On Tuesday night, the SWAT Teams from both the Bee County Sheriff’s Office and Beeville Police Department practiced both mock hostage situations and active shooter situations at the new Skidmore-Tynan Elementary School.

No more do police stand around outside making a plan when called to a school. They are trained in advance to deal with every situation and, once on site, put the plan into action instantly.

The night’s exercises were led by Bee County Sheriff’s Deputy Cecil Daniels.

The group of 11 men dressed in full SWAT gear, including boots, pants and bulletproof vests, listened closely as Daniels explained that they would be going through two different scenarios.

The first would be a hostage situation. The men approached the school in two teams with the lead of each holding a ballistic shield. Each member of the team had a gun in tow.

The teams entered through the cafeteria and swept the perimeter of the room before moving on to the hallway.
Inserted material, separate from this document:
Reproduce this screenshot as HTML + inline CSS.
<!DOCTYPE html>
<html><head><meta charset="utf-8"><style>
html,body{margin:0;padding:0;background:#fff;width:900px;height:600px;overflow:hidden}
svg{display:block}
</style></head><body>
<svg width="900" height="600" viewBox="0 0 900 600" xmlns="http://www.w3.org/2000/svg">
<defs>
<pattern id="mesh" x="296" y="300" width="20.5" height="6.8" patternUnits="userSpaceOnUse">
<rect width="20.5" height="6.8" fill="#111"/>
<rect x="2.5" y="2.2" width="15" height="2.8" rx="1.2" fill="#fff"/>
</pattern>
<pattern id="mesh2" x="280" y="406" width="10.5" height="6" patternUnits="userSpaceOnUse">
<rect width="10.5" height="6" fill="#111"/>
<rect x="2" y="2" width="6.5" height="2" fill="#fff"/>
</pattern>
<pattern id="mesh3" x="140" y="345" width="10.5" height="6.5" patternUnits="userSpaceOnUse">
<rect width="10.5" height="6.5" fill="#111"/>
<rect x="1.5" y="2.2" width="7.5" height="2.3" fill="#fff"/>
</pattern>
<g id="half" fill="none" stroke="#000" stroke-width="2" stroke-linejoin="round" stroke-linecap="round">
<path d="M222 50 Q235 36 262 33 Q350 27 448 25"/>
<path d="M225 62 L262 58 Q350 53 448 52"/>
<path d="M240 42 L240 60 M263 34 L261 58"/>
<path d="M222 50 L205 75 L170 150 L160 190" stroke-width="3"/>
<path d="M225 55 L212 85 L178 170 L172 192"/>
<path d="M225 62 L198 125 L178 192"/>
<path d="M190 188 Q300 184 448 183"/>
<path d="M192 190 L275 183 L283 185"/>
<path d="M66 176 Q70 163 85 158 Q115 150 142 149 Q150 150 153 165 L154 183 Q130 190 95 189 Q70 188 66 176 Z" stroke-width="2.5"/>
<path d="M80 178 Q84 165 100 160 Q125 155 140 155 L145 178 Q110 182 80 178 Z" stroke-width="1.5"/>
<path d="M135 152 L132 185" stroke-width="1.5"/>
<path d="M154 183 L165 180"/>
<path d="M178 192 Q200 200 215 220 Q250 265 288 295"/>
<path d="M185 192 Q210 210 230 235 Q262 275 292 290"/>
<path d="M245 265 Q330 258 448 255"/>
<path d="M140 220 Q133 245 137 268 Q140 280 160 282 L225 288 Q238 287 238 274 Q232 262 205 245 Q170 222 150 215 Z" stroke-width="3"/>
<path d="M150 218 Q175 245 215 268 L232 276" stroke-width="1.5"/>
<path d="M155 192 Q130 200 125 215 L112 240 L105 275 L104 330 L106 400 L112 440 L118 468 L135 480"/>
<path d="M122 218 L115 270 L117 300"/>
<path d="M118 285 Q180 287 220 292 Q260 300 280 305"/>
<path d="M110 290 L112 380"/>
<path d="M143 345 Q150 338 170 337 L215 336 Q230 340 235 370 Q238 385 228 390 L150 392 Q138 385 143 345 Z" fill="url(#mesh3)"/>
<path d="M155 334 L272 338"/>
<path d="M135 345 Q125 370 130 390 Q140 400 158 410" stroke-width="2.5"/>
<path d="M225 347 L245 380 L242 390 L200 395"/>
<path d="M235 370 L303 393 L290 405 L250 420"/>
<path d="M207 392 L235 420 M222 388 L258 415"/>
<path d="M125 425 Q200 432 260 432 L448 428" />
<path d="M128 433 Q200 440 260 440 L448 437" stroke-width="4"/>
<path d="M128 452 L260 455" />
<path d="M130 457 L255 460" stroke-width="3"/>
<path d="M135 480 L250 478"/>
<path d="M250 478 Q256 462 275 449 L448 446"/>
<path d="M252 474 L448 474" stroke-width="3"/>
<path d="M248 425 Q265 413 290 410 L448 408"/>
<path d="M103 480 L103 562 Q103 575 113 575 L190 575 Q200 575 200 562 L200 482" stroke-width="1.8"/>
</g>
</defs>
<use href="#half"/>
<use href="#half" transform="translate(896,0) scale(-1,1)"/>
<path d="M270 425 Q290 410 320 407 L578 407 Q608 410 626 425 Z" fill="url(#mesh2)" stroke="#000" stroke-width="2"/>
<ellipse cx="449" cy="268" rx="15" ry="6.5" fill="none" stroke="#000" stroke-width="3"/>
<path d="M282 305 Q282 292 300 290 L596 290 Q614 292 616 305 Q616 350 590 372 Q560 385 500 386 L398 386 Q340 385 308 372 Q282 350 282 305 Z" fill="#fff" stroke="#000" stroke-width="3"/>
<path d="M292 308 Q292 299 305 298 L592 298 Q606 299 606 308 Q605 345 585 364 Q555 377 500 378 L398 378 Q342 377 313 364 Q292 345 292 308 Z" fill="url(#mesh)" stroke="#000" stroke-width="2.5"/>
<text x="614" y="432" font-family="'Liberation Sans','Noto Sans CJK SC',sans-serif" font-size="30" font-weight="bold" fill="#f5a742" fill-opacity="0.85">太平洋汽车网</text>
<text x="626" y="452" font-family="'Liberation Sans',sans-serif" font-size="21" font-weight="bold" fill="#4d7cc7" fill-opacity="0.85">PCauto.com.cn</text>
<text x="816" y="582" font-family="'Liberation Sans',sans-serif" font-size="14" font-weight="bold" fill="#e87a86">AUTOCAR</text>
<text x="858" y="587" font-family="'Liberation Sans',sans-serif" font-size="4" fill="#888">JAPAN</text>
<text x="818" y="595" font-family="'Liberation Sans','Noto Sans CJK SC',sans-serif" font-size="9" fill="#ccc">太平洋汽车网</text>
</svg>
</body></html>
The teams moved up each side of the hallway, checking the rooms as the moved.

“Clear.”

The room was safe.

They continued moving down the hall and securing each room until the location of the pretend hostages and shooter, in this case the principal’s office, was reached.

Daniels described their moves as “slow and methodical,” because this wasn’t an active shooter situation.

The next scenario — a shooter in the principal’s office.

They entered the building. Guns drawn, they quickly moved down the hall, checking for unlocked doors along the way. Their commands echoed through the halls.

While the two law enforcement agencies have never had to use this particular type of training in a school situation, “we have to prepare and train for it just in case,” Daniels said.

Bee County Sheriff’s Lt. Ronnie Jones said the Skidmore school served as a good training ground because it was a brand-new school and had some surprises for them. The exercises gave them a chance to familiarize themselves with the new school and its layout.

It also gave the two agencies a chance to train together.

“The more people that are trained, the better,” Jones said. “We pride ourselves on being able to work together.”